Can it be perfect? I doubt it could ever be, and readers probably are more forgiving than an editor, but we are making it as perfect as we can.

Next step, the copyedits!

 

30 Responses

  1. Ooo lovely lovely. The Night Rainbow moves a little closer to rising into the sky and doing its thing. Its fascinating, the process, and I love the ‘expect/fear/hope’ description. Spot on.

    I am SO looking forward to this book!! You’ll be doing a blog tour, yes? Please come to mine. Would love to natter about rainbows.

    vxx

  2. alberta ross says:

    sounds intriguing looking foward to reading it – I second the book tour – if you want a stop of – because of all the help I have had on my tour I will be offering space for others if they want to guest blog or be interviewed

    Glad the editor didnt demolish you – super glad her suggestions have fired the imagination

  3. Peggy Riley says:

    How exciting! I’m so pleased the edits you’ve received feel manageable and also that they are sparking off new ideas – rather than making you want to dismantle the whole thing. But perfect? I don’t think there is ever a perfect – or we wouldn’t feel the need to write the next one! Well done, Claire –
    Peggy 🙂

    • claire says:

      You’re right! Onwards and upwards! I feel so changed as a writer in the two years since I started to write this novel. Reading the manuscript again is a little like looking at old photographs…

  4. Elley Flook says:

    How calming to read that. I panic. I have neither agent, publisher nor finished manuscript…doesn’t stop the rising tide of panic. The rising tide of panic has stopped me writing however…think I shall now just trundle on and stop worrying about perfection and imagining cross people telling me where I’ve gone wrong…post it notes don’t seem to have dismantled you!
    Enjoy your organic edits Claire, I very much look forward to reading your novel when it’s in print.
    Congratulations’
    Elley.

    • claire says:

      Thanks, Elley. I’m not sure the panic ever does stop, but as you say the only way to deal with it is push through it and just keep writing. Good luck with your work in progress!

  5. Wendy says:

    I enjoyed reading about your process – and seeing the photo of the m/s out in the sun. I’ve just completed the edit of my first novel and have the same sense of the book becoming slowly ever more real. I look forward to seeing your novel when it appears.

  6. So good to have you share your journey on the way to publication. It helps to demystify the process and make it less scary.

  7. Really useful insight for someone still at the stage of trying to find an agent. Thanks for sharing your experience, Claire, & good luck for the rest of the publication process.

  8. Pete says:

    I have this every time I look at a picture I took.

    It’s really tempting to see flaws, find improvements and meddle with it because I think I’m ‘better’ now than I was when I took it. I often find I play around with it and then decide after a lot of fiddling about that it doesn’t really add that much (and to most other people it was fine in the first place).

    Best to go with your editor’s objectivity and trust the process.

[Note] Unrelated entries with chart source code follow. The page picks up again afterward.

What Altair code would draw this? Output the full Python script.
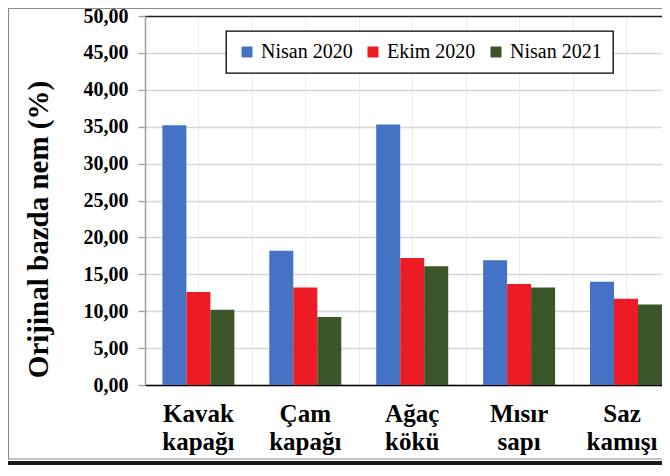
import altair as alt
import pandas as pd

categories = ["Kavak kapağı", "Çam kapağı", "Ağaç kökü", "Mısır sapı", "Saz kamışı"]
series = ["Nisan 2020", "Ekim 2020", "Nisan 2021"]
nisan2020 = [35.2, 18.2, 35.3, 16.9, 14.0]
ekim2020 = [12.6, 13.2, 17.2, 13.7, 11.7]
nisan2021 = [10.2, 9.2, 16.1, 13.2, 10.9]
colors = ["#4472C4", "#ED1C24", "#3B5628"]
y_ticks = [0, 5, 10, 15, 20, 25, 30, 35, 40, 45, 50]

rows = []
for s, vals in zip(series, [nisan2020, ekim2020, nisan2021]):
    for c, v in zip(categories, vals):
        rows.append({"cat": c, "series": s, "value": v})
df = pd.DataFrame(rows)

FONT = "Liberation Serif"
PLOT_W = 517
STEP = 106.9

# light vertical gridlines (half-category spacing, Excel style)
vgrid = alt.Chart(pd.DataFrame({"a": [0]})).mark_rule(opacity=0).encode(
    x=alt.X(datum=0, type="quantitative",
            scale=alt.Scale(domain=[0, PLOT_W / (STEP / 2)], nice=False, zero=False),
            axis=alt.Axis(orient="top", grid=True, gridColor="#ececec", gridWidth=1,
                          values=list(range(0, 10)), labels=False, ticks=False,
                          domain=False, title=None))
)

bars = alt.Chart(df).mark_bar().encode(
    x=alt.X("cat:N", sort=categories,
            scale=alt.Scale(paddingInner=0.3265, paddingOuter=0.0814, align=1),
            axis=alt.Axis(title=None, labelAngle=0, ticks=False, domainColor="#000000",
                          domainWidth=1.5, labelFont=FONT, labelFontSize=25,
                          labelFontWeight="bold", labelColor="#000000", labelPadding=16,
                          labelLineHeight=28, labelBaseline="top",
                          labelOffset={"condition": {"test": "datum.label === 'Saz kamışı'", "value": -4},
                                       "value": 0},
                          labelExpr="split(datum.label, ' ')")),
    xOffset=alt.XOffset("series:N", sort=series),
    y=alt.Y("value:Q", scale=alt.Scale(domain=[0, 50], nice=False),
            axis=alt.Axis(values=y_ticks, title="Orijinal bazda nem (%)",
                          titleFont=FONT, titleFontSize=29, titleFontWeight="bold",
                          titleColor="#000000", titleX=-98, titleY=213,
                          titleAngle=270, titleAlign="center", titleBaseline="alphabetic",
                          labelFont=FONT, labelFontSize=20, labelFontWeight="bold",
                          labelColor="#000000", labelPadding=10,
                          labelExpr="replace(format(datum.value, '.2f'), '.', ',')",
                          domainColor="#a0a0a0", domainWidth=1.5,
                          tickColor="#a0a0a0", tickSize=7, tickWidth=1.3,
                          grid=True,
                          gridColor={"condition": {"test": "datum.value === 50", "value": "#222222"},
                                     "value": "#d6d6d6"},
                          gridWidth=1.3)),
    color=alt.Color("series:N", sort=series,
                    scale=alt.Scale(domain=series, range=colors),
                    legend=alt.Legend(title=None, orient="none", legendX=81, legendY=15,
                                      direction="horizontal", fillColor="#ffffff",
                                      strokeColor="#000000", padding=11,
                                      symbolType="square", symbolSize=121,
                                      symbolStrokeWidth=0, labelFont=FONT,
                                      labelFontWeight="normal",
                                      labelFontSize=20, labelColor="#000000",
                                      labelOffset=4, columnPadding=10)),
)

frame = alt.Chart(pd.DataFrame({"a": [0]})).mark_rect(
    filled=False, stroke="#8a8a8a", strokeWidth=1.2
).encode(x=alt.value(-136.5), x2=alt.value(540), y=alt.value(-7.5), y2=alt.value(443))

bottom_line = alt.Chart(pd.DataFrame({"a": [0]})).mark_rule(
    color="#1a1a1a", strokeWidth=4
).encode(x=alt.value(-137), x2=alt.value(540), y=alt.value(447))

chart = alt.layer(vgrid, bars, frame, bottom_line).resolve_scale(x="independent").properties(
    width=PLOT_W, height=369,
    autosize=alt.AutoSizeParams(type="none"),
    padding={"left": 137, "top": 8, "right": 0, "bottom": 80},
    background="#ffffff",
).configure(
    font=FONT,
    style={"guide-label": {"font": FONT, "fontWeight": "normal", "fontSize": 20}},
).configure_view(stroke=None).configure_legend(
    strokeWidth=1.3, labelFont=FONT, labelFontSize=20
)

chart.save("out.html", embed_options={"renderer": "svg", "actions": False})
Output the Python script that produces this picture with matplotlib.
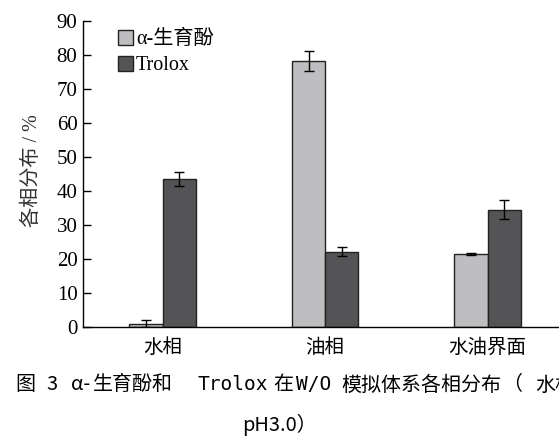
import numpy as np
import matplotlib.pyplot as plt
from matplotlib.patches import Patch

plt.rcParams['font.family'] = ['Liberation Serif', 'Noto Sans CJK SC']

phases = ['水相', '油相', '水油界面']
tocopherol = [1.0, 78.2, 21.6]
tocopherol_err = [1.0, 2.9, 0.3]
trolox = [43.5, 22.2, 34.5]
trolox_err = [2.1, 1.3, 2.8]
yticks = [0, 10, 20, 30, 40, 50, 60, 70, 80, 90]

light = '#bebec0'
dark = '#545456'

fig = plt.figure(figsize=(5.59, 4.37), dpi=100)
ax = fig.add_axes([0.1485, 0.2517, 0.86, 0.7003])

x = np.arange(len(phases))
w = 0.205
ax.bar(x - w / 2, tocopherol, w, color=light, edgecolor='#222222', linewidth=1.0,
       yerr=tocopherol_err, capsize=3.5, error_kw=dict(elinewidth=1.0, capthick=1.0, ecolor='black'))
ax.bar(x + w / 2, trolox, w, color=dark, edgecolor='#222222', linewidth=1.0,
       yerr=trolox_err, capsize=3.5, error_kw=dict(elinewidth=1.0, capthick=1.0, ecolor='black'))

ax.set_xlim(-0.49, 2.468)
ax.set_ylim(0, 90)
ax.set_yticks(yticks)
ax.set_xticks(x)
ax.set_xticklabels(phases, fontsize=14)
ax.tick_params(axis='y', direction='in', length=6, width=1, labelsize=15, pad=4)
ax.tick_params(axis='x', length=0, pad=8)
for s in ['top', 'right']:
    ax.spines[s].set_visible(False)
ax.spines['left'].set_linewidth(1.0)
ax.spines['bottom'].set_linewidth(1.0)

ax.set_ylabel('各相分布 / %', fontsize=14.5, color='#333333')
ax.yaxis.set_label_coords(-0.085, 0.51)

handles = [Patch(facecolor=light, edgecolor='#222222', label='α-生育酚'),
           Patch(facecolor=dark, edgecolor='#222222', label='Trolox')]
ax.legend(handles=handles, loc='upper left', bbox_to_anchor=(0.056, 0.997), frameon=False,
          fontsize=14.5, handlelength=0.75, handleheight=0.75, handletextpad=0.15,
          labelspacing=0.33, borderaxespad=0)

# figure caption below the chart, set piece by piece (half-width Latin in mono)
cap = ['Noto Sans CJK SC', 'DejaVu Sans']
mono = ['DejaVu Sans Mono']
pieces = [(15, '图', cap), (46, '3', cap), (71, 'α-', cap), (93, '生育酚和', cap),
          (197, 'Trolox', mono), (273, '在', cap), (296, 'W/O', mono),
          (341, '模拟体系各相分布', cap), (502, '（', cap), (535, '水相', cap)]
for px, s, fam in pieces:
    size = 14 if fam is mono else 14.4
    fig.text(px / 559, 0.119, s, fontsize=size, family=fam, va='center', ha='left')
fig.text(0.5, 0.027, 'pH3.0）', fontsize=14.4, family=cap, va='center', ha='center')

plt.savefig('out.png', dpi=100)
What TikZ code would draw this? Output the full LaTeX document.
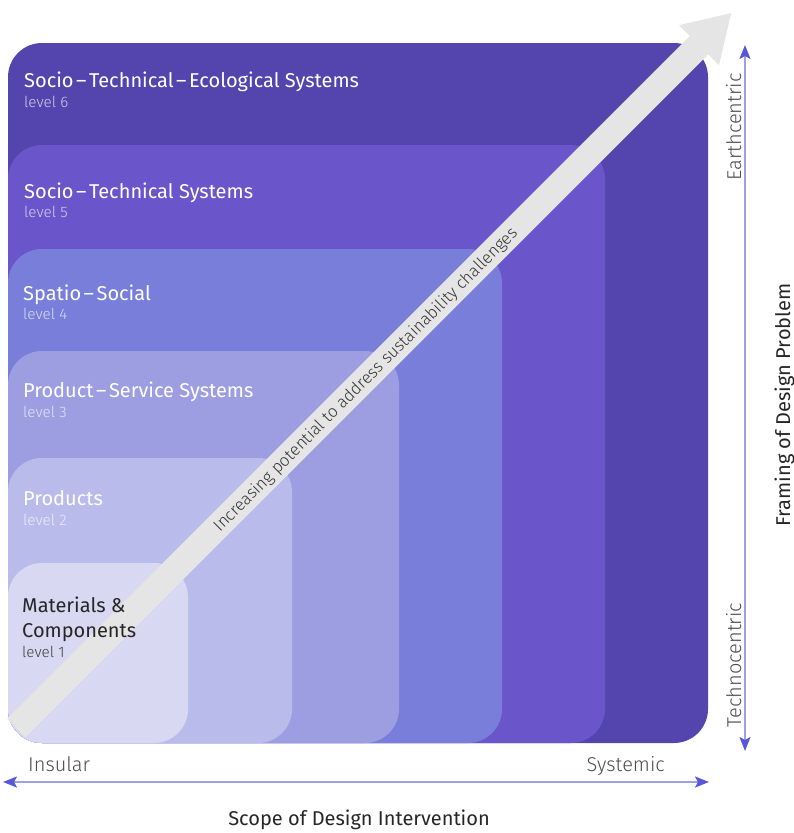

You appear to be in good hands!

    • claire says:

      That’s a really good point. Sometimes the meddling can actually detract from the whole thing. The good thing with an experienced and objective point of view is that they can still see the story, not just the words. I’m so thankful to have Helen and really, for anyone no matter how they are published…get yourself an editor!

  9. The Night Rainbow is such an evocative name for a book and it sounds like it will be a lovely read. I can relate to your feelings about editing. It can be both scary and exhilerating, and definitely rewarding. I think you are right, you can only make it as perfect as you can, and once you see it, as a book, in all it’s glory, you will be so proud! I can’t wait to read it.

  10. Catherine says:

    I can feel this! I am also editing my first novel and we are near the last edit (I hope!). I also feel it has been an organic and involving experience, with the work scrubbed clean if you like. I’ve managed to have a good laugh with my editor who (thank goodness) has been tough but graceful. But I can’t wait to finish!!

    Good luck with yours and I do look forward to reading it!

    • claire says:

      That’s wonderful to know! Tough but graceful is a great way to describe a good editor. Perhaps one day I should get one on here to interview what would best describe the ideal author, on receiving edits!
      Best of luck with your book!

  11. That doesn’t look to bad! Congrats, you!

  12. Congratulations. I must not be paying attention because this is the first I’ve heard of your sale ^_^

    The idea of a novel written from the POV of a 5-year old intrigues me. Will look forward to reading.

  13. Catt says:

    Exciting times! Wishing you the best with it. Sounding boards are great (even if 6 y/o!) I sometimes bounce ideas off people as by saying them out loud they become clearer to me. Like, with TMA01 for my OU course, I told grandma my idea and then she told me how to end it and it’s perfectttt. But different people read things differently, grandma and I place commas differently, so another pair of eyes is great like that. If I proof-read/beta for someone, I am a sod for picking up on every little thing, but my own work, I miss bits. Anyway. Rambling. High five to you with a smile xx

    • claire says:

      You’re right, Catt, sounding boards are so useful. We can get so close to our own work it is hard to see the wood for the trees. Edits were well received by Helen so now it’s off to copy edits, to see all the continuity gaffs I’ve made, and get a grammar refresher! Can’t wait!

  14. I’m really glad you posted about this. As someone working on their first novel, still only dreaming of it getting to this stage, it was really good to read about what actually happens if you do get that far! I don’t think I’d know what to expect at all.

    Also: huge congratulations! It must be so exciting to see your book coming into flower like this.